I appreciate the right hon. Gentleman’s point, and I can give him a very direct answer. I will not disclose to the Chamber or in any other way what happens at the Speaker’s conference in the morning. It is a private meeting between Mr Speaker and his Deputies and senior Clerks, and I will not and cannot answer questions about it.
Further to that point of order, Madam Deputy Speaker. As someone who has been here for 27 years, my service is obviously larger than that of the right hon. Member for Rayleigh and Wickford (Mr Francois). Can the—[Interruption.]
Order. The hon. Lady is making an important point. Just be quiet.
While we are living in an era of some creativity with respect to the House’s Standing Orders, can you confirm that we have not been so creative so far that amendments can survive the main motion being withdrawn?
I am delighted to answer the hon. Lady’s perspicacious point of order. She is absolutely correct that amendments cannot survive the withdrawal of the main motion. I will say it again that the selection of amendments is entirely a matter for Mr Speaker, and I am sure that if Mr Speaker had been here, as he will be at some future point, he would have been delighted to answer these questions.

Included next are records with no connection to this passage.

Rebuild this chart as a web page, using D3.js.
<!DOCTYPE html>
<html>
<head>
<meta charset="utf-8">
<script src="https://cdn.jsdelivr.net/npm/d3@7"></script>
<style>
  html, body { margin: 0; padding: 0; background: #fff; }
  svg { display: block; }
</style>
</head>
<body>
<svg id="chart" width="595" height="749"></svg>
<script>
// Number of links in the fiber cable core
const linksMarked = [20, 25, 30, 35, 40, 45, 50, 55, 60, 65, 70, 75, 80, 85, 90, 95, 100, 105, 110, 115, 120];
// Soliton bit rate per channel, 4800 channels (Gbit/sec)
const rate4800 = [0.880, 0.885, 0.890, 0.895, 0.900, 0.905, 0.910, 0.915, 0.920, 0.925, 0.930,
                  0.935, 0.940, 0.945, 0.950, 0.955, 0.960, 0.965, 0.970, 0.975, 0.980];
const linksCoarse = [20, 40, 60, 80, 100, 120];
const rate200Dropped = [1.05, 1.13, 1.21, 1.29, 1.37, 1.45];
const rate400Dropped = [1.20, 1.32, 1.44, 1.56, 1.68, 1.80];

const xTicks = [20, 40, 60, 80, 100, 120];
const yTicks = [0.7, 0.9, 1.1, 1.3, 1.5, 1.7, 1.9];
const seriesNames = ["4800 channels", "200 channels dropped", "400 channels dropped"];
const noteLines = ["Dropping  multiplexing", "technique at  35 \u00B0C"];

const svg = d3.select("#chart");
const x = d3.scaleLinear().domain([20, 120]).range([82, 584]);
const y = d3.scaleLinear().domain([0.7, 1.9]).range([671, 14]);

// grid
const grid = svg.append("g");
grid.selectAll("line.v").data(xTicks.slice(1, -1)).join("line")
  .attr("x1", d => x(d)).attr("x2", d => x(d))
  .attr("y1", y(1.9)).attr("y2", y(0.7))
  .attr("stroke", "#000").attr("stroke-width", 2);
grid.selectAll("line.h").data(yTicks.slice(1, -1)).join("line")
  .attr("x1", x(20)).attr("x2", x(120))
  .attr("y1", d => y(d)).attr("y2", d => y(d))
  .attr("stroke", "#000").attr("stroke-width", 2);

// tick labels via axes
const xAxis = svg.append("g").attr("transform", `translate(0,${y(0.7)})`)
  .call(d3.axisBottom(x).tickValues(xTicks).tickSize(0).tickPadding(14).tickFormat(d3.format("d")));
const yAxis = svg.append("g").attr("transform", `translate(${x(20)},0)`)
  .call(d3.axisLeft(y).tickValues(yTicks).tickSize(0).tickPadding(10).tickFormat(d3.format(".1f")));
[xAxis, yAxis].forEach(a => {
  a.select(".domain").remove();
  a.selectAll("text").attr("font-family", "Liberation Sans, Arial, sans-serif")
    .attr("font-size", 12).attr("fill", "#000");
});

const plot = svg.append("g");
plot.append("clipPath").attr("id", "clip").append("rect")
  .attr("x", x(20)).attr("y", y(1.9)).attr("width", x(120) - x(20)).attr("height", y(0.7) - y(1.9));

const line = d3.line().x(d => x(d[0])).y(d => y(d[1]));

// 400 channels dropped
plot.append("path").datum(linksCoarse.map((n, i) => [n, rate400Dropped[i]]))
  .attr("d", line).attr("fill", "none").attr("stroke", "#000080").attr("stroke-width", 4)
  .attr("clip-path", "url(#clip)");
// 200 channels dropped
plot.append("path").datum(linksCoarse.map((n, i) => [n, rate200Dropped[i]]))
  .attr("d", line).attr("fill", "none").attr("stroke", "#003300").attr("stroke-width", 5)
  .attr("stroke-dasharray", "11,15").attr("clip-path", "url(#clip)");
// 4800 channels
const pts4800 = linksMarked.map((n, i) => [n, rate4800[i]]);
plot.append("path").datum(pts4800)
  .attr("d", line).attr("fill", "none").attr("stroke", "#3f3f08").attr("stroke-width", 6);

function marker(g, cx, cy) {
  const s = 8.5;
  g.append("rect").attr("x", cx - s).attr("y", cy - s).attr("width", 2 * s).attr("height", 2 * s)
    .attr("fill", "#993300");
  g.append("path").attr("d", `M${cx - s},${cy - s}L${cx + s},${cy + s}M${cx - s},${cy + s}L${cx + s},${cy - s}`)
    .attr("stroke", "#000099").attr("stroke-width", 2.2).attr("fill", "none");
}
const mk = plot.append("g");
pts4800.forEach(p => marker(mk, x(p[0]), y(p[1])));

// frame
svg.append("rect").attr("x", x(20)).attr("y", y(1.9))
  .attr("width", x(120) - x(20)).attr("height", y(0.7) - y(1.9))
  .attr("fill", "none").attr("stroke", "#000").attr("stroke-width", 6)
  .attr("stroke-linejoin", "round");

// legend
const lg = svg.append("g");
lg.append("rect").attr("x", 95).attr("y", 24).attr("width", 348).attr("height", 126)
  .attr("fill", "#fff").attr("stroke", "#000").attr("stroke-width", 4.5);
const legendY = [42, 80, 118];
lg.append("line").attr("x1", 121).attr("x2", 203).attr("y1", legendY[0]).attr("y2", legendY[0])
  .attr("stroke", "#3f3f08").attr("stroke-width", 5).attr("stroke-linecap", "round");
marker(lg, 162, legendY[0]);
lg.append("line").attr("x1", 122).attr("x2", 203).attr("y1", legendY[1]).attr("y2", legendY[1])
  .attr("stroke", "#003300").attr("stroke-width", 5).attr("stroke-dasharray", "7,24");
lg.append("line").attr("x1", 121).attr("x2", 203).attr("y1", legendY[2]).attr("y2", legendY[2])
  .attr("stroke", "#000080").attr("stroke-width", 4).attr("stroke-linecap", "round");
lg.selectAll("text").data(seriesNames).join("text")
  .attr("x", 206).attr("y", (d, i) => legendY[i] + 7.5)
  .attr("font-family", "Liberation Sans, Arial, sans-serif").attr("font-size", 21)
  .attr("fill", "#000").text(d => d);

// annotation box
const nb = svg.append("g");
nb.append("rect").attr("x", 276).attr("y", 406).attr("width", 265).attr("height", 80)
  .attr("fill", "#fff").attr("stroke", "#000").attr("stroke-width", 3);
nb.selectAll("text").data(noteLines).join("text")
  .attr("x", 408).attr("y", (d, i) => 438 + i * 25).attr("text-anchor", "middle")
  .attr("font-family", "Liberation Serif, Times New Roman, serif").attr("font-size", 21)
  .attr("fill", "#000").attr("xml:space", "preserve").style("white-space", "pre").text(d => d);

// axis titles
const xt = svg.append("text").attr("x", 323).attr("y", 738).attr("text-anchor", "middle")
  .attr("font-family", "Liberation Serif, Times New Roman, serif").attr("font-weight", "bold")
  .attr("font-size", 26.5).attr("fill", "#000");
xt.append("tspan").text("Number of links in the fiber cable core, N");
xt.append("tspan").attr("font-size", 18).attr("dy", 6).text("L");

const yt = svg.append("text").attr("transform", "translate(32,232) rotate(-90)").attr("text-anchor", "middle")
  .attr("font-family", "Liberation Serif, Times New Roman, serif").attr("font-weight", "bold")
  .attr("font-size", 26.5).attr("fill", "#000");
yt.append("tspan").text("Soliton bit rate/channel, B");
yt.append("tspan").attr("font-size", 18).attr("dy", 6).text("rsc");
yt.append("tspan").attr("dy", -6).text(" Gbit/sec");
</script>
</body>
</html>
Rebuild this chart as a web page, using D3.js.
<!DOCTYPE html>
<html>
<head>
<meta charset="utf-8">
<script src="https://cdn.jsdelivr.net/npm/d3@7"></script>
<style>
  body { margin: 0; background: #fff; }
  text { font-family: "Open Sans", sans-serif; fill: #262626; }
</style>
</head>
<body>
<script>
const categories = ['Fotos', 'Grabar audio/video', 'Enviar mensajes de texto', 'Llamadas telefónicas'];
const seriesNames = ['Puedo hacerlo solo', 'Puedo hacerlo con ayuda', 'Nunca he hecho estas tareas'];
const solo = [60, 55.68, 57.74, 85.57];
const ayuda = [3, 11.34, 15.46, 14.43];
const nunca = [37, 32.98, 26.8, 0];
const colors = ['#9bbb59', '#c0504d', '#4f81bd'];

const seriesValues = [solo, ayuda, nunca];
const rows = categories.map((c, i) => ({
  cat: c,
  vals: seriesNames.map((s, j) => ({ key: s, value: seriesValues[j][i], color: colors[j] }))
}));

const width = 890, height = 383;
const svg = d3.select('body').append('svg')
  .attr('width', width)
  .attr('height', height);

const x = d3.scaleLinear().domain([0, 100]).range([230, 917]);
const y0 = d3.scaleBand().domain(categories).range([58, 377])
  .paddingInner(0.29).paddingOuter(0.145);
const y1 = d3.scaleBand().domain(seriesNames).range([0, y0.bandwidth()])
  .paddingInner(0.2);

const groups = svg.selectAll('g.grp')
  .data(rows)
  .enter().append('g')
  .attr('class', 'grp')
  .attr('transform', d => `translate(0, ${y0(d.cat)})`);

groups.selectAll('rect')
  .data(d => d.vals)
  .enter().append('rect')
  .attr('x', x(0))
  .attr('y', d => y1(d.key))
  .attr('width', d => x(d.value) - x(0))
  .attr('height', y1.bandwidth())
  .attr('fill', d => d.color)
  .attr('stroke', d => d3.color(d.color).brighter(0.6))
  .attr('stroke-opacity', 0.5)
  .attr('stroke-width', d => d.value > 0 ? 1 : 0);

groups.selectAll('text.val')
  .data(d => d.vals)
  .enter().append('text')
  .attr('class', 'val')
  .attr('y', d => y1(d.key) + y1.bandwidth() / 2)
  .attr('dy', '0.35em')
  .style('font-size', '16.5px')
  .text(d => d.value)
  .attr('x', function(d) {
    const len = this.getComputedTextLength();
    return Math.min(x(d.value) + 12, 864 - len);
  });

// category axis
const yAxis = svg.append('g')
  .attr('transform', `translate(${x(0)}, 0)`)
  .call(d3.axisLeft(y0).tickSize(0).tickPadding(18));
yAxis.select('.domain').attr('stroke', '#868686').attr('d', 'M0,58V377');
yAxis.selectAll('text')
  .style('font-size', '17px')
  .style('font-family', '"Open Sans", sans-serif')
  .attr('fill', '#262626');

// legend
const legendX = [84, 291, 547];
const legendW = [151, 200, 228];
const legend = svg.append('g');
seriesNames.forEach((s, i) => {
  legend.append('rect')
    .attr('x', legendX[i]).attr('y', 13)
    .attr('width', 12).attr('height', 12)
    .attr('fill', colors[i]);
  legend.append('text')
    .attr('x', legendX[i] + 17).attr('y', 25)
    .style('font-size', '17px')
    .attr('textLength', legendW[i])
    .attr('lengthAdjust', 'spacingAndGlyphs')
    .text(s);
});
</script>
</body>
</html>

Further to that point of order, Madam Deputy Speaker. Can you confirm that it would be in order for the Government to propose a future motion—hopefully very quickly—that would allow the Service Animals (Offences) Bill finally to make progress and get its Third Reading? The Bill has support on both sides of the House and had cross-party support in Committee last week.
I am happy to confirm to the right hon. and learned Gentleman that that would be perfectly in order. He also reminds me that I did not answer the second point of the right hon. Member for Leeds Central (Hilary Benn) about whether the Government intend to bring forward motion 4 again at a future time. I am not aware at this point of any such intention, but one would hope so.